What the Winners Do Differently
The companies that outperform in difficult markets tend to distinguish themselves through consistency and discipline.
They focus growth on areas where they can achieve sustainable returns, rather than expanding broadly without clear advantage. Cost control is maintained in a way that supports long-term investment rather than undermining it. Capital is allocated with a clear understanding of expected returns and strategic fit.
A critical distinction lies in how these organisations use technology. Some treat it primarily as a tool for cost reduction, while others use it to redesign processes, improve decision-making, and enhance customer experience. Over time, this difference compounds into a meaningful competitive advantage.
Companies such as Walmart and Costco illustrate this approach, combining scale with operational discipline and consistent execution.
The CEO Playbook for Uncertain Markets
For CEOs, the implications are practical. Performance in uncertain conditions is shaped less by external factors than by internal decisions.

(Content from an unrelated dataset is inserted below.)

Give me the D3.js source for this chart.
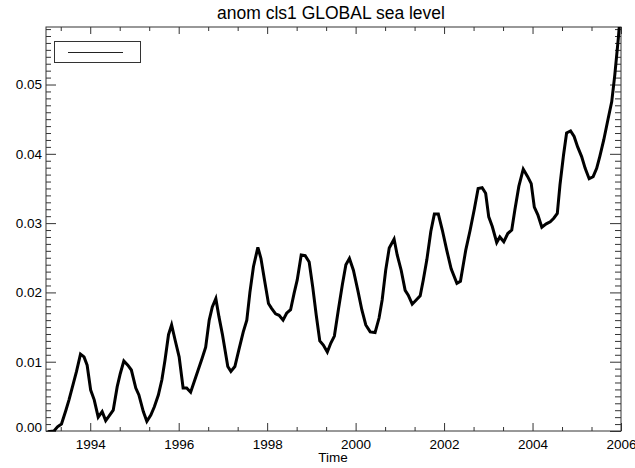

Leading organisations tend to follow several principles:
They are selective about growth
They prioritise areas where they can achieve profitable expansion rather than pursuing volume alone.
They treat cost discipline as a strategic tool
Efficiency creates capacity for reinvestment and supports resilience.
They invest in technology with clear intent
Digital initiatives are tied directly to operating models and decision-making, not implemented in isolation.
They prioritise customer retention and loyalty
Sustained engagement provides stability when demand fluctuates.
They approach capital allocation with discipline
Investment decisions are aligned with strategy and monitored against defined outcomes.
The Bigger Shift CEOs Can’t Ignore
The dynamics seen in retail are increasingly visible across other sectors. Value is concentrating, the gap between leading and lagging companies is widening, and the speed at which performance diverges is accelerating.
In this environment, downturns act less as a cause of change and more as a mechanism that reveals underlying strengths and weaknesses.
What CEOs Must Understand Now
Economic pressure does not determine which companies succeed. It highlights which organisations were structured to perform under changing conditions and which were not.
That distinction is becoming more visible as structural shifts accelerate. Analysis from Bernstein suggests the U.S. retail market remains significantly overbuilt, with billions of square feet of physical retail space likely to become redundant as e-commerce continues to expand. In that environment, weaker business models are not just challenged — they are systematically displaced or forced to adapt.
For CEOs, the question is no longer whether disruption will occur, but whether the organisation is designed to adapt to it effectively — or still reliant on conditions that no longer exist.